Most Americans could also be confused by the bizarre appearance of some of the insurrectionists—for example, the QAnon Shaman, so visually remote from the disciplined masses we associate with, say, Hitler’s brownshirts. But this toxic combo of goofiness and fascism is implicitly American and has its roots in the Ku Klux Klan, whose members donned white hoods and robes as “ghosts” to intimidate African-Americans, who were seen as uneducated and superstitious. Klan members also dressed as jokers and even minstrels to mock their victims, says Talia Lavin, author of Culture Warlords: My Journey Into the Dark Web of White Supremacy.

“It offered, first of all, cover for their political allies to dismiss them as unserious, even though they knew how serious the violence was. And it added insult to injury to their victims,” she says.

“It's sort of ‘We're just goofing around, right?’ Like the Proud Boys saying ‘We're just a drinking club.’ Right.”

Then there are the acronyms, the internet shorthand we’ve all adopted when we type “LOL” in reply to something funny. But these have spilled over from darker corners of the web: Capitol rioters wore patches declaring WWG1WGA, “Where we go one, we go all”: a message of solidarity between followers of QAnon, the conspiracy theory centred around the belief that the world’s elite are Satan worshippers who murder children and drink their blood. In December, a photographer captured a Proud Boy marching through the streets of D.C. bearing a shirt emblazoned with 6MWE: Six Million Wasn’t Enough. The Holocaust, the man’s shirt announces, is unfinished business.

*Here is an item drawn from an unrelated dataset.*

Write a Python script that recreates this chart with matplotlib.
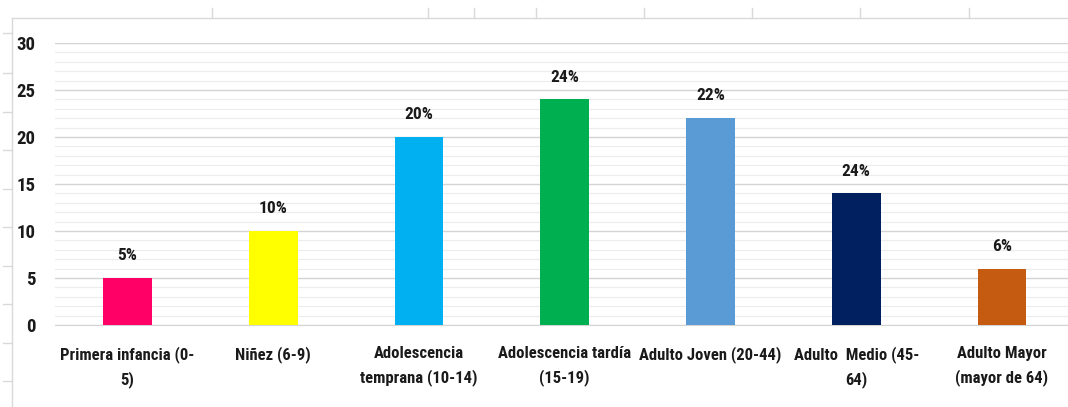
import matplotlib
matplotlib.use("Agg")
import matplotlib.pyplot as plt
from matplotlib.lines import Line2D
from matplotlib.ticker import MultipleLocator

categories = [
    "Primera infancia (0-\n5)",
    "Niñez (6-9)",
    "Adolescencia\ntemprana (10-14)",
    "Adolescencia tardía\n(15-19)",
    "Adulto Joven (20-44)",
    "Adulto  Medio (45-\n64)",
    "Adulto Mayor\n(mayor de 64)",
]
values = [5, 10, 20, 24, 22, 14, 6]
value_labels = ["5%", "10%", "20%", "24%", "22%", "24%", "6%"]
colors = ["#FF0066", "#FFFF00", "#00B0F0", "#00B050",
          "#5B9BD5", "#002060", "#C55A11"]

plt.rcParams["font.family"] = ["Roboto Condensed", "Carlito", "DejaVu Sans"]
plt.rcParams["font.weight"] = "bold"

W, H = 1068, 407
fig = plt.figure(figsize=(W / 100, H / 100), dpi=100)

# axes placed in pixel terms of the reference
left, right, bottom, top = 54.6, 1068, 325, 43
ax = fig.add_axes([left / W, 1 - bottom / H, (right - left) / W, (bottom - top) / H])

x = range(len(categories))
ax.bar(x, values, width=0.335, color=colors, zorder=3)

for xi, v, lab in zip(x, values, value_labels):
    ax.annotate(lab, (xi, v), xytext=(0, 16), textcoords="offset points",
                ha="center", va="center", fontsize=12.5, color="#1a1a1a",
                fontweight="bold")

ax.set_xlim(-0.5, -0.5 + (right - left) / 145.75)
ax.set_ylim(0, 30)
ax.yaxis.set_major_locator(MultipleLocator(5))
ax.yaxis.set_minor_locator(MultipleLocator(1))
ax.grid(axis="y", which="major", color="#d4d4d4", lw=1.0, zorder=0)
ax.grid(axis="y", which="minor", color="#ececec", lw=0.8, zorder=0)
ax.set_axisbelow(True)

ax.set_xticks(list(x))
ax.set_xticklabels(categories, fontsize=12, color="#1a1a1a",
                   multialignment="center", linespacing=1.6)
ax.tick_params(axis="x", length=0, pad=15)
ax.tick_params(axis="y", which="both", length=0, pad=14,
               labelsize=13.5, labelcolor="#1a1a1a")

for s in ["top", "right", "left"]:
    ax.spines[s].set_visible(False)
ax.spines["bottom"].set_color("#d4d4d4")
ax.spines["bottom"].set_zorder(1)


def px_line(x0, y0, x1, y1, color="#d9d9d9", lw=1.0):
    fig.add_artist(Line2D([x0 / W, x1 / W], [1 - y0 / H, 1 - y1 / H],
                          transform=fig.transFigure, color=color, lw=lw))


# spreadsheet frame around the chart
px_line(12, 18, W, 18)
px_line(12, 18, 12, H)
for xt in [212, 428, 474, 536, 644, 752, 860, 969]:
    px_line(xt, 8, xt, 18)
for yt in [33, 73, 112, 150, 189, 227, 266, 304, 343, 381]:
    px_line(3, yt, 12, yt)

fig.savefig("out.png", dpi=100)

What struck Brooks and Lavin most was the visual convergence of so many varied political symbols—a man in a Camp Auschwitz sweatshirt, for example, standing next to someone waving an American flag. “What we've seen is like a real crossover between the MAGA right, the Trumpist right, and the more insurgent factions: the Boogaloo Boys, the openly avowed white supremacists, the tendencies on the extreme right that have—to this point—not been particularly mainstream,” says Lavin.

Gabriele says the appropriation of historical imagery by the far right has also prompted a reckoning among those who teach history, particularly the medieval period he specialises in. “I think there’s been a really wonderful push within the academy to actually take account of this and to really think about the implications of our teaching and our research, because these things are being read and are being consumed sometimes in ways that we feel abhorrent. And sometimes, honestly, there are some academics who are aiding and abetting this. We need as an academy to wrestle with this and to deal with it.”

“The one thing is, that I don't really have to explain the relevance of teaching a course on the Vikings or the Crusades anymore,” he adds, “because I'll just show a picture of Charlottesville or stuff that's going on right now.”